What is being asked: Could you write out every record below exactly, leaving out any pictures?

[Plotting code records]
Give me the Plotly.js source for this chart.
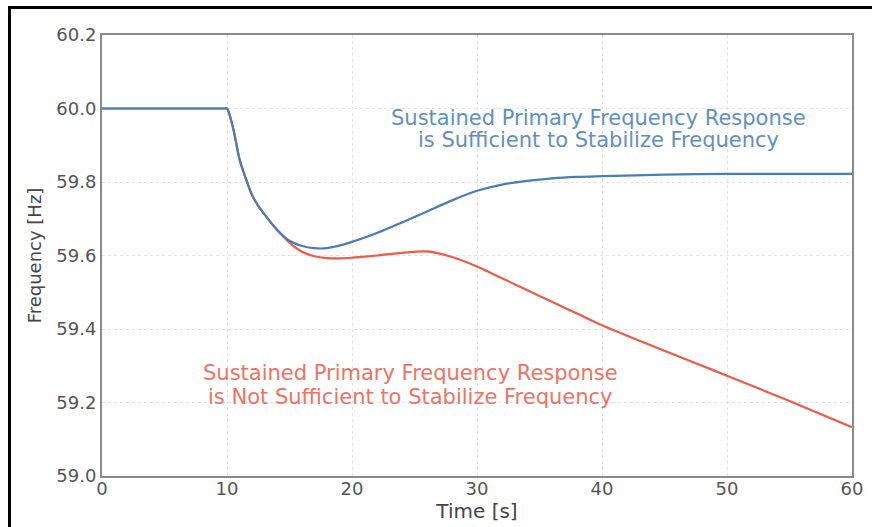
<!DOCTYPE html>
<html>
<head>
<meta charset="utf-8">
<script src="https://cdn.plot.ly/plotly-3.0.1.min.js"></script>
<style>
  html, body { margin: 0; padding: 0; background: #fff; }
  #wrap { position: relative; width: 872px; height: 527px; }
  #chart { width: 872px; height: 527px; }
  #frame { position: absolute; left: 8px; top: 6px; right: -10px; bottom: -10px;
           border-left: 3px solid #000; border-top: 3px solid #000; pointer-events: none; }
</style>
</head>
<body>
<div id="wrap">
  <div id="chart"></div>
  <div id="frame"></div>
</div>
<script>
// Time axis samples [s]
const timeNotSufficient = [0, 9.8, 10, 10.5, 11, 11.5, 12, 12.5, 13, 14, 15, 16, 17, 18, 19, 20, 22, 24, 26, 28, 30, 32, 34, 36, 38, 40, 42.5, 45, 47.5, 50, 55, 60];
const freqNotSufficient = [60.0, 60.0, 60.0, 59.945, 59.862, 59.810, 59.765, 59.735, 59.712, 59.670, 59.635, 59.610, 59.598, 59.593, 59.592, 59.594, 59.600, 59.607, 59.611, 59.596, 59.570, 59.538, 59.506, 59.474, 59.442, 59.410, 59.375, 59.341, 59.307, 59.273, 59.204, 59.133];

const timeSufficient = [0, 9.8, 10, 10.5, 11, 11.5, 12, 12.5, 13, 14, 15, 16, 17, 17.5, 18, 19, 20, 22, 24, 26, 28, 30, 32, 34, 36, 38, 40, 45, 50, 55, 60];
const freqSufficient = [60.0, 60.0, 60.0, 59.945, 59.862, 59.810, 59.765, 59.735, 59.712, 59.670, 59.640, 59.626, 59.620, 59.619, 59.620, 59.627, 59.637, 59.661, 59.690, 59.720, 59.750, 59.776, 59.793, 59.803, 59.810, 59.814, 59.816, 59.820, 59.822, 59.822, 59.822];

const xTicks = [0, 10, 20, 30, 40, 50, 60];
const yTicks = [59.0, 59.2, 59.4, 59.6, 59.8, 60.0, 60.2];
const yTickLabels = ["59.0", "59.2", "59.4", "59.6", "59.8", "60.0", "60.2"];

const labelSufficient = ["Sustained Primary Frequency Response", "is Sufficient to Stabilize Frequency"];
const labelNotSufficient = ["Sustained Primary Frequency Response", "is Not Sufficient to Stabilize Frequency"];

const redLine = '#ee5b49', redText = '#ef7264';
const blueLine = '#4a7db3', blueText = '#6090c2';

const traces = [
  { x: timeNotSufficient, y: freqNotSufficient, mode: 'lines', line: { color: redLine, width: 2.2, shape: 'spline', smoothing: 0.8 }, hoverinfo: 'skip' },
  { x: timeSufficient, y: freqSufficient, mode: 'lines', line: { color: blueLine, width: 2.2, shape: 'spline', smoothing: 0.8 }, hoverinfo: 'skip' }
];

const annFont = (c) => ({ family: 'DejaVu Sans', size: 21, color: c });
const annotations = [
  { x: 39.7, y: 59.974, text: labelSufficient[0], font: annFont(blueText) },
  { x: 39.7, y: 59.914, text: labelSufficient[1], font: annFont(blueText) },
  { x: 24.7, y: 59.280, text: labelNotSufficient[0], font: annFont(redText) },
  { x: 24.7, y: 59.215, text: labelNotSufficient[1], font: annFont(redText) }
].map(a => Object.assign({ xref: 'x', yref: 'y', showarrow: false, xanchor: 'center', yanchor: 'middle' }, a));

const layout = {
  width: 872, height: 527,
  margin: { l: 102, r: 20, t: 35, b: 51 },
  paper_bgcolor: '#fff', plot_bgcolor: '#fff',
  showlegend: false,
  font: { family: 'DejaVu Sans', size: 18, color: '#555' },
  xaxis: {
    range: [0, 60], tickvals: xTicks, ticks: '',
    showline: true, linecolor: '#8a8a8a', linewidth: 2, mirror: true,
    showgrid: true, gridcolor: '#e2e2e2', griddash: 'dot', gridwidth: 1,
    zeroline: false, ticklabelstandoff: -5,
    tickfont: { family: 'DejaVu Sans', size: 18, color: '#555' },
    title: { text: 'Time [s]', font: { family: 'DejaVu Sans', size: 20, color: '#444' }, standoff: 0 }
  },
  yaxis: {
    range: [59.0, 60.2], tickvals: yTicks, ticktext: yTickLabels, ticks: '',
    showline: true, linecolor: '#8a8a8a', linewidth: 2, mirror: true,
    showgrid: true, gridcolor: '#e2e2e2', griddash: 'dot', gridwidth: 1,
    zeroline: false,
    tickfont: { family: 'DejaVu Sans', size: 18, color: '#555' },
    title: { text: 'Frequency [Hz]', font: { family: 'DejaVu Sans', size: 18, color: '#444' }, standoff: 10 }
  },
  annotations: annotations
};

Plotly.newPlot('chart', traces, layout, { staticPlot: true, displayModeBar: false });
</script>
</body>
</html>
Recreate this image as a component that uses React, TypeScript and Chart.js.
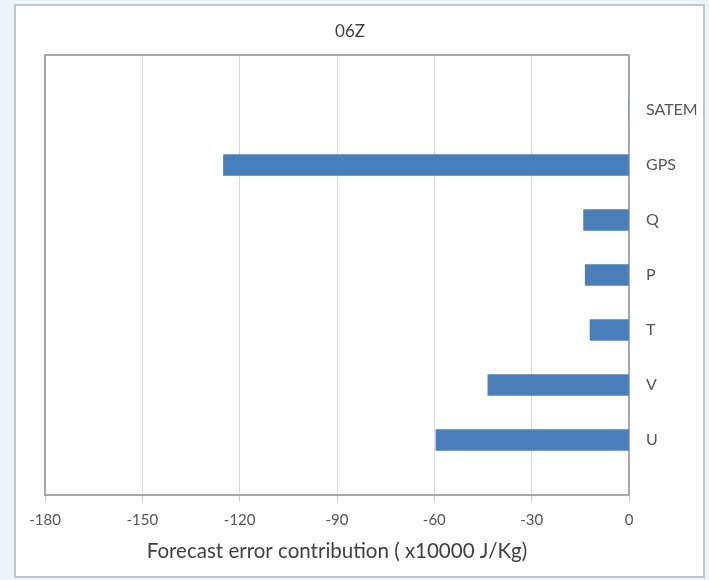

Result below:
Give me the Plotly.js source for this chart.
<!DOCTYPE html>
<html>
<head>
<meta charset="utf-8">
<script src="https://cdn.plot.ly/plotly-3.0.1.min.js"></script>
<style>
  html, body { margin: 0; padding: 0; background: #fff; }
  #wrap { position: relative; width: 872px; height: 527px; }
  #chart { width: 872px; height: 527px; }
  #frame { position: absolute; left: 8px; top: 6px; right: -10px; bottom: -10px;
           border-left: 3px solid #000; border-top: 3px solid #000; pointer-events: none; }
</style>
</head>
<body>
<div id="wrap">
  <div id="chart"></div>
  <div id="frame"></div>
</div>
<script>
// Time axis samples [s]
const timeNotSufficient = [0, 9.8, 10, 10.5, 11, 11.5, 12, 12.5, 13, 14, 15, 16, 17, 18, 19, 20, 22, 24, 26, 28, 30, 32, 34, 36, 38, 40, 42.5, 45, 47.5, 50, 55, 60];
const freqNotSufficient = [60.0, 60.0, 60.0, 59.945, 59.862, 59.810, 59.765, 59.735, 59.712, 59.670, 59.635, 59.610, 59.598, 59.593, 59.592, 59.594, 59.600, 59.607, 59.611, 59.596, 59.570, 59.538, 59.506, 59.474, 59.442, 59.410, 59.375, 59.341, 59.307, 59.273, 59.204, 59.133];

const timeSufficient = [0, 9.8, 10, 10.5, 11, 11.5, 12, 12.5, 13, 14, 15, 16, 17, 17.5, 18, 19, 20, 22, 24, 26, 28, 30, 32, 34, 36, 38, 40, 45, 50, 55, 60];
const freqSufficient = [60.0, 60.0, 60.0, 59.945, 59.862, 59.810, 59.765, 59.735, 59.712, 59.670, 59.640, 59.626, 59.620, 59.619, 59.620, 59.627, 59.637, 59.661, 59.690, 59.720, 59.750, 59.776, 59.793, 59.803, 59.810, 59.814, 59.816, 59.820, 59.822, 59.822, 59.822];

const xTicks = [0, 10, 20, 30, 40, 50, 60];
const yTicks = [59.0, 59.2, 59.4, 59.6, 59.8, 60.0, 60.2];
const yTickLabels = ["59.0", "59.2", "59.4", "59.6", "59.8", "60.0", "60.2"];

const labelSufficient = ["Sustained Primary Frequency Response", "is Sufficient to Stabilize Frequency"];
const labelNotSufficient = ["Sustained Primary Frequency Response", "is Not Sufficient to Stabilize Frequency"];

const redLine = '#ee5b49', redText = '#ef7264';
const blueLine = '#4a7db3', blueText = '#6090c2';

const traces = [
  { x: timeNotSufficient, y: freqNotSufficient, mode: 'lines', line: { color: redLine, width: 2.2, shape: 'spline', smoothing: 0.8 }, hoverinfo: 'skip' },
  { x: timeSufficient, y: freqSufficient, mode: 'lines', line: { color: blueLine, width: 2.2, shape: 'spline', smoothing: 0.8 }, hoverinfo: 'skip' }
];

const annFont = (c) => ({ family: 'DejaVu Sans', size: 21, color: c });
const annotations = [
  { x: 39.7, y: 59.974, text: labelSufficient[0], font: annFont(blueText) },
  { x: 39.7, y: 59.914, text: labelSufficient[1], font: annFont(blueText) },
  { x: 24.7, y: 59.280, text: labelNotSufficient[0], font: annFont(redText) },
  { x: 24.7, y: 59.215, text: labelNotSufficient[1], font: annFont(redText) }
].map(a => Object.assign({ xref: 'x', yref: 'y', showarrow: false, xanchor: 'center', yanchor: 'middle' }, a));

const layout = {
  width: 872, height: 527,
  margin: { l: 102, r: 20, t: 35, b: 51 },
  paper_bgcolor: '#fff', plot_bgcolor: '#fff',
  showlegend: false,
  font: { family: 'DejaVu Sans', size: 18, color: '#555' },
  xaxis: {
    range: [0, 60], tickvals: xTicks, ticks: '',
    showline: true, linecolor: '#8a8a8a', linewidth: 2, mirror: true,
    showgrid: true, gridcolor: '#e2e2e2', griddash: 'dot', gridwidth: 1,
    zeroline: false, ticklabelstandoff: -5,
    tickfont: { family: 'DejaVu Sans', size: 18, color: '#555' },
    title: { text: 'Time [s]', font: { family: 'DejaVu Sans', size: 20, color: '#444' }, standoff: 0 }
  },
  yaxis: {
    range: [59.0, 60.2], tickvals: yTicks, ticktext: yTickLabels, ticks: '',
    showline: true, linecolor: '#8a8a8a', linewidth: 2, mirror: true,
    showgrid: true, gridcolor: '#e2e2e2', griddash: 'dot', gridwidth: 1,
    zeroline: false,
    tickfont: { family: 'DejaVu Sans', size: 18, color: '#555' },
    title: { text: 'Frequency [Hz]', font: { family: 'DejaVu Sans', size: 18, color: '#444' }, standoff: 10 }
  },
  annotations: annotations
};

Plotly.newPlot('chart', traces, layout, { staticPlot: true, displayModeBar: false });
</script>
</body>
</html>
Recreate this image as a component that uses React, TypeScript and Chart.js.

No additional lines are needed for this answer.